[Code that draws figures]
☆ ☆ ☆ ☆ ☆
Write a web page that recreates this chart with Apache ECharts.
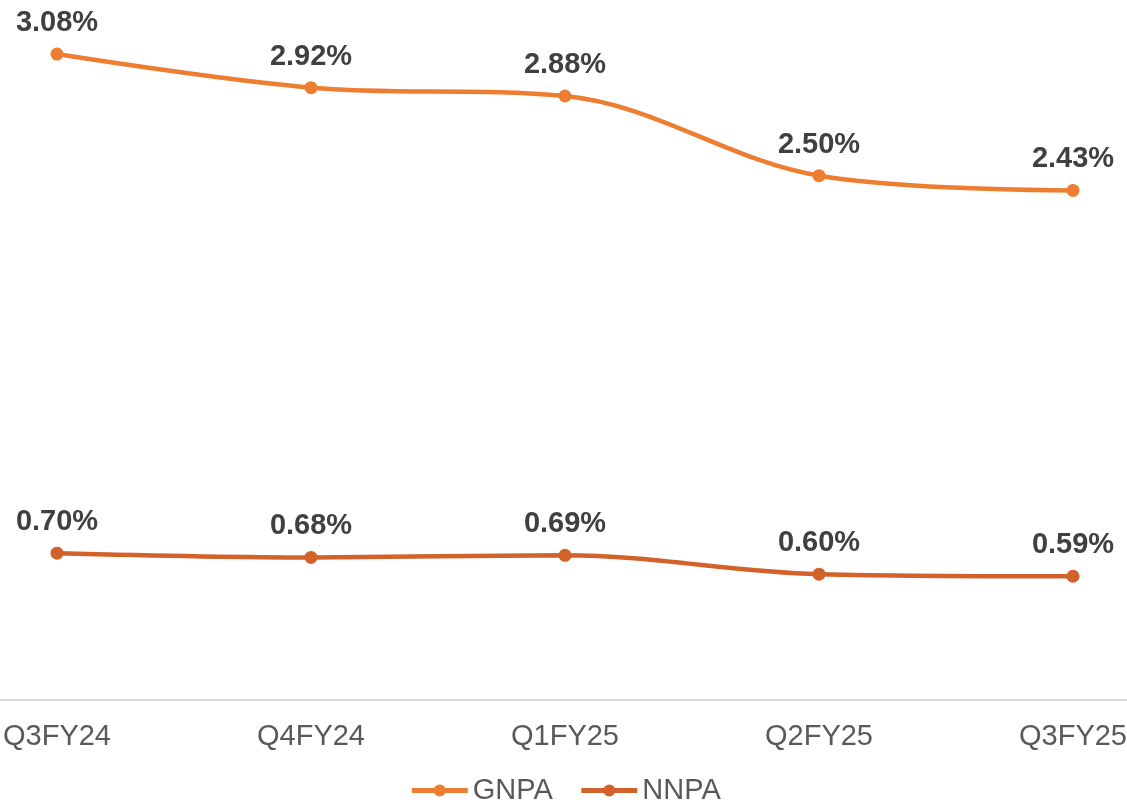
<!DOCTYPE html>
<html><head><meta charset="utf-8">
<script src="https://cdn.jsdelivr.net/npm/echarts@6/dist/echarts.min.js"></script>
<style>html,body{margin:0;padding:0;background:#fff;overflow:hidden;width:1127px;height:807px}#c{width:1270px;height:847px;margin-left:-70px;margin-top:-34px}</style>
</head><body><div id="c"></div>
<script>
const categories = ['Q3FY24','Q4FY24','Q1FY25','Q2FY25','Q3FY25'];
const gnpa = [3.08, 2.92, 2.88, 2.50, 2.43];
const nnpa = [0.70, 0.68, 0.69, 0.60, 0.59];
const seriesNames = ['GNPA','NNPA'];

const chart = echarts.init(document.getElementById('c'), null, {renderer:'canvas'});
const font = '"Liberation Sans", Arial, sans-serif';
function mk(name, data, color){
  return {
    name, type:'line', data, smooth:0.35, symbol:'circle', symbolSize:13,
    lineStyle:{width:4.5,color}, itemStyle:{color},
    label:{show:true, position:'top', distance:10, formatter:p=>p.value.toFixed(2)+'%',
      fontFamily:font, fontSize:29, fontWeight:'bold', color:'#404040'}
  };
}
chart.setOption({
  animation:false,
  grid:{left:0, right:0, top:0, bottom:113, containLabel:false},
  legend:{bottom:3, left:'center', itemWidth:56, itemHeight:15, itemGap:26,
    lineStyle:{width:5},
    textStyle:{fontFamily:font, fontSize:29, color:'#595959'}, data:seriesNames},
  xAxis:{type:'category', data:categories, boundaryGap:true,
    axisLine:{lineStyle:{color:'#d9d9d9', width:2}}, axisTick:{show:false},
    axisLabel:{fontFamily:font, fontSize:29, color:'#595959', margin:22}},
  yAxis:{type:'value', min:0, max:3.5, show:false, splitLine:{show:false}},
  series:[mk(seriesNames[0], gnpa, '#ED7D31'), mk(seriesNames[1], nnpa, '#D2622A')]
});
</script></body></html>
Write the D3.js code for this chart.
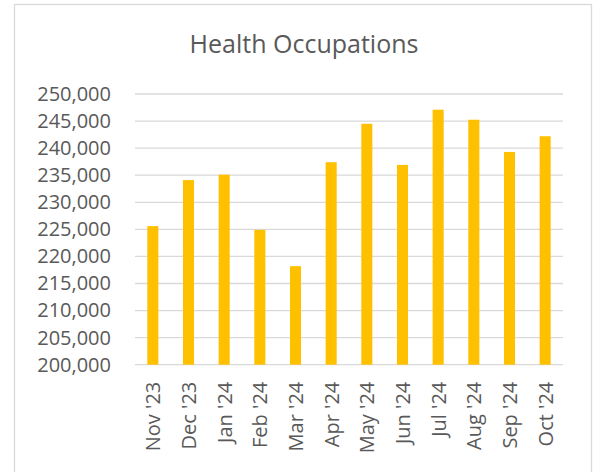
<!DOCTYPE html>
<html>
<head>
<meta charset="utf-8">
<script src="https://cdn.jsdelivr.net/npm/d3@7"></script>
<style>
  html, body { margin: 0; padding: 0; background: #fff; }
  svg { display: block; }
  text { font-family: "Open Sans", sans-serif; fill: #595959; }
</style>
</head>
<body>
<div id="chart"></div>
<script>
const title = "Health Occupations";
const categories = ["Nov '23", "Dec '23", "Jan '24", "Feb '24", "Mar '24", "Apr '24", "May '24", "Jun '24", "Jul '24", "Aug '24", "Sep '24", "Oct '24"];
const values = [225600, 234100, 235100, 224900, 218200, 237400, 244500, 236900, 247100, 245250, 239300, 242200];
const yTicks = [200000, 205000, 210000, 215000, 220000, 225000, 230000, 235000, 240000, 245000, 250000];

const W = 601, H = 472;
const plot = { left: 135, right: 563, top: 94, bottom: 364.7 };

const svg = d3.select("#chart").append("svg").attr("width", W).attr("height", H);

svg.append("rect")
  .attr("x", 14.5).attr("y", 4.5).attr("width", 577).attr("height", 480)
  .attr("fill", "#fff").attr("stroke", "#d9d9d9").attr("stroke-width", 1.3);

const x = d3.scaleBand().domain(categories).range([plot.left, plot.right]).paddingInner(0.69).paddingOuter(0.345);
const y = d3.scaleLinear().domain([200000, 250000]).range([plot.bottom, plot.top]);

// gridlines
svg.append("g").selectAll("line").data(yTicks).join("line")
  .attr("x1", plot.left).attr("x2", plot.right)
  .attr("y1", d => y(d)).attr("y2", d => y(d))
  .attr("stroke", "#d9d9d9").attr("stroke-width", 1.3);

// bars
svg.append("g").selectAll("rect").data(values).join("rect")
  .attr("x", (d, i) => x(categories[i]))
  .attr("width", x.bandwidth())
  .attr("y", d => y(d))
  .attr("height", d => y(200000) - y(d))
  .attr("fill", "#FFC000");

// y axis labels
const fmt = d3.format(",");
const yAxis = d3.axisLeft(y).tickValues(yTicks).tickFormat(fmt).tickSize(0).tickPadding(0);
const gy = svg.append("g").attr("transform", "translate(111,0)").call(yAxis);
gy.select(".domain").remove();
gy.selectAll("text").attr("font-size", 20).attr("font-family", "Open Sans").attr("fill", "#595959");

// x axis labels
const xAxis = d3.axisBottom(x).tickSize(0).tickPadding(0);
const gx = svg.append("g").attr("transform", `translate(0,${plot.bottom})`).call(xAxis);
gx.select(".domain").remove();
gx.selectAll("text")
  .attr("font-size", 20).attr("font-family", "Open Sans").attr("fill", "#595959")
  .attr("text-anchor", "end")
  .attr("dy", null)
  .attr("dominant-baseline", "central")
  .attr("transform", "translate(0,17) rotate(-90)");

// title
svg.append("text")
  .attr("x", 304).attr("y", 52.7)
  .attr("text-anchor", "middle")
  .attr("font-size", 25)
  .text(title);
</script>
</body>
</html>
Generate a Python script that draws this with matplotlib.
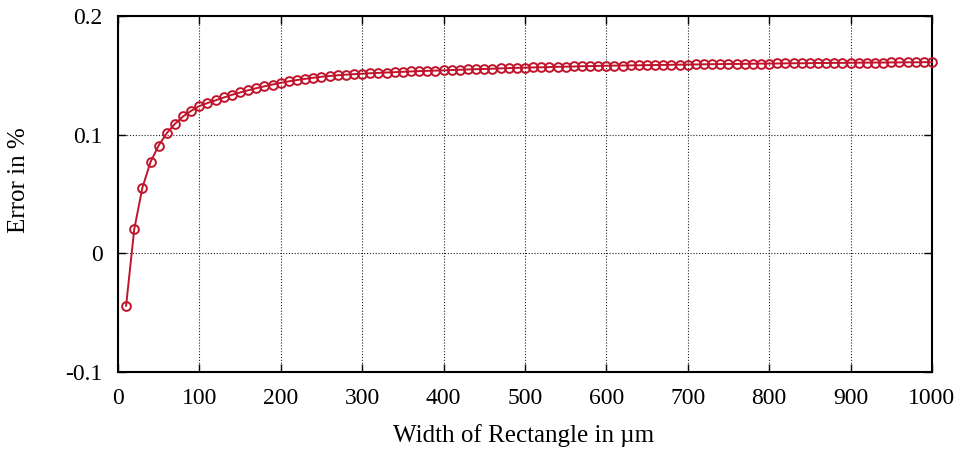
import numpy as np
import matplotlib
matplotlib.use("Agg")
import matplotlib.pyplot as plt

plt.rcParams['font.family'] = ['Liberation Serif', 'DejaVu Serif']

# width of rectangle in um
width = list(range(10, 1001, 10))

# error in %
error = [
    -0.0440, 0.0203, 0.0553, 0.0769, 0.0908, 0.1012, 0.1090, 0.1153, 0.1200, 0.1240,
    0.1265, 0.1288, 0.1312, 0.1334, 0.1354, 0.1373, 0.1390, 0.1406, 0.1421, 0.1435,
    0.1448, 0.1459, 0.1469, 0.1478, 0.1486, 0.1493, 0.1499, 0.1504, 0.1508, 0.1512,
    0.1516, 0.1519, 0.1522, 0.1525, 0.1528, 0.1531, 0.1534, 0.1536, 0.1538, 0.1540,
    0.1543, 0.1545, 0.1548, 0.1550, 0.1552, 0.1554, 0.1557, 0.1559, 0.1561, 0.1563,
    0.1565, 0.1566, 0.1568, 0.1570, 0.1571, 0.1573, 0.1575, 0.1576, 0.1578, 0.1579,
    0.1580, 0.1581, 0.1582, 0.1583, 0.1584, 0.1585, 0.1586, 0.1587, 0.1588, 0.1589,
    0.1590, 0.1591, 0.1592, 0.1593, 0.1594, 0.1594, 0.1595, 0.1596, 0.1597, 0.1597,
    0.1598, 0.1599, 0.1600, 0.1600, 0.1601, 0.1602, 0.1602, 0.1603, 0.1603, 0.1604,
    0.1605, 0.1605, 0.1606, 0.1606, 0.1607, 0.1607, 0.1608, 0.1608, 0.1609, 0.1609,
]

xticks = list(range(0, 1001, 100))
yticks = [-0.1, 0, 0.1, 0.2]
ytick_labels = ['-0.1', '0', '0.1', '0.2']

fig = plt.figure(figsize=(9.59, 4.5), dpi=100)
ax = fig.add_axes([0.1230, 0.1727, 0.8488, 0.7924])

ax.plot(width, error, color='#c0142c', lw=1.4, marker='o', markersize=6.3,
        markerfacecolor='none', markeredgewidth=1.4, zorder=3, clip_on=False)

ax.set_xlim(0, 1000)
ax.set_ylim(-0.1, 0.2)
ax.set_xticks(xticks)
ax.set_xticklabels([str(t) for t in xticks])
ax.set_yticks(yticks)
ax.set_yticklabels(ytick_labels)

ax.grid(True, color='#222222', linestyle=(0, (1, 1.6)), lw=0.8)
ax.tick_params(direction='in', length=6, width=1, top=True, right=True,
               labelsize=17, pad=11)
for s in ax.spines.values():
    s.set_linewidth(1.5)

ax.set_xlabel('Width of Rectangle in µm', fontsize=18)
ax.set_ylabel('Error in %', fontsize=18)
ax.xaxis.set_label_coords(0.498, -0.176)
ax.yaxis.set_label_coords(-0.122, 0.54)
ax.xaxis.label.set_va('center')
ax.yaxis.label.set_va('center')

fig.savefig('out.png', dpi=100)
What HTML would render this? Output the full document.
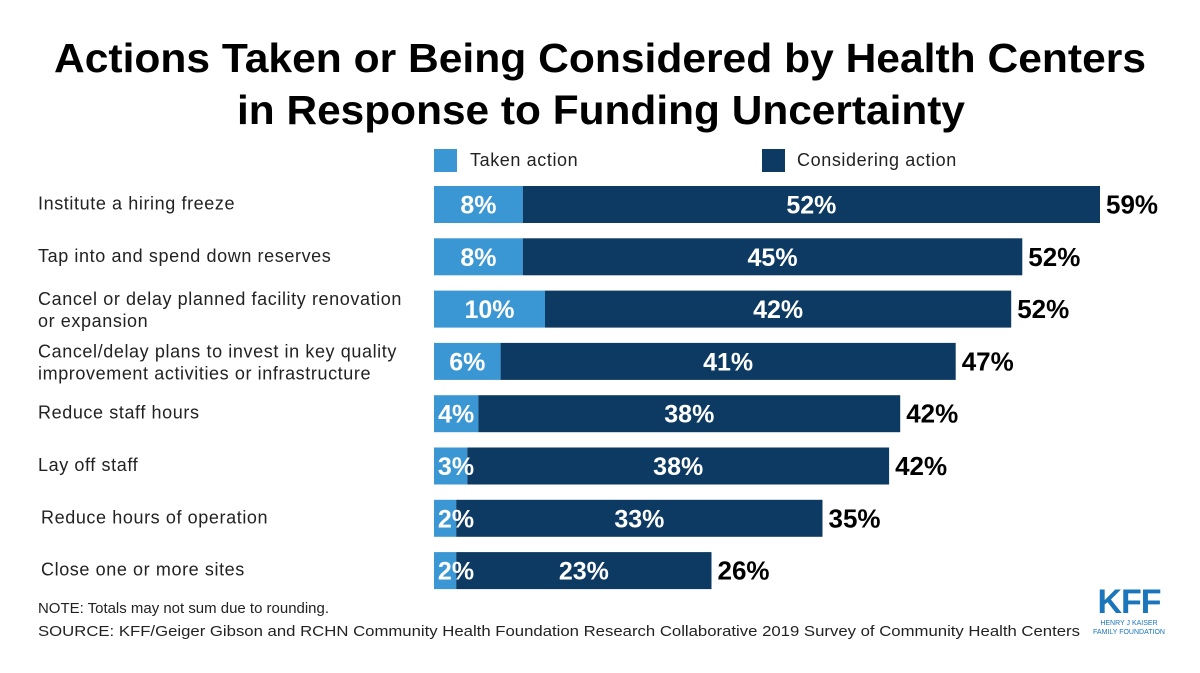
☆ ☆ ☆ ☆ ☆
- _Task_:
Above are some records; quote exactly and only the lines that begin at the line containing "Generate a Python" and stop after the line containing "markeredgewidth=1.4, zorder=3, clip_on=False)", leaving out the pictures.

- _Worked answer_:
Generate a Python script that draws this with matplotlib.
import numpy as np
import matplotlib
matplotlib.use("Agg")
import matplotlib.pyplot as plt

plt.rcParams['font.family'] = ['Liberation Serif', 'DejaVu Serif']

# width of rectangle in um
width = list(range(10, 1001, 10))

# error in %
error = [
    -0.0440, 0.0203, 0.0553, 0.0769, 0.0908, 0.1012, 0.1090, 0.1153, 0.1200, 0.1240,
    0.1265, 0.1288, 0.1312, 0.1334, 0.1354, 0.1373, 0.1390, 0.1406, 0.1421, 0.1435,
    0.1448, 0.1459, 0.1469, 0.1478, 0.1486, 0.1493, 0.1499, 0.1504, 0.1508, 0.1512,
    0.1516, 0.1519, 0.1522, 0.1525, 0.1528, 0.1531, 0.1534, 0.1536, 0.1538, 0.1540,
    0.1543, 0.1545, 0.1548, 0.1550, 0.1552, 0.1554, 0.1557, 0.1559, 0.1561, 0.1563,
    0.1565, 0.1566, 0.1568, 0.1570, 0.1571, 0.1573, 0.1575, 0.1576, 0.1578, 0.1579,
    0.1580, 0.1581, 0.1582, 0.1583, 0.1584, 0.1585, 0.1586, 0.1587, 0.1588, 0.1589,
    0.1590, 0.1591, 0.1592, 0.1593, 0.1594, 0.1594, 0.1595, 0.1596, 0.1597, 0.1597,
    0.1598, 0.1599, 0.1600, 0.1600, 0.1601, 0.1602, 0.1602, 0.1603, 0.1603, 0.1604,
    0.1605, 0.1605, 0.1606, 0.1606, 0.1607, 0.1607, 0.1608, 0.1608, 0.1609, 0.1609,
]

xticks = list(range(0, 1001, 100))
yticks = [-0.1, 0, 0.1, 0.2]
ytick_labels = ['-0.1', '0', '0.1', '0.2']

fig = plt.figure(figsize=(9.59, 4.5), dpi=100)
ax = fig.add_axes([0.1230, 0.1727, 0.8488, 0.7924])

ax.plot(width, error, color='#c0142c', lw=1.4, marker='o', markersize=6.3,
        markerfacecolor='none', markeredgewidth=1.4, zorder=3, clip_on=False)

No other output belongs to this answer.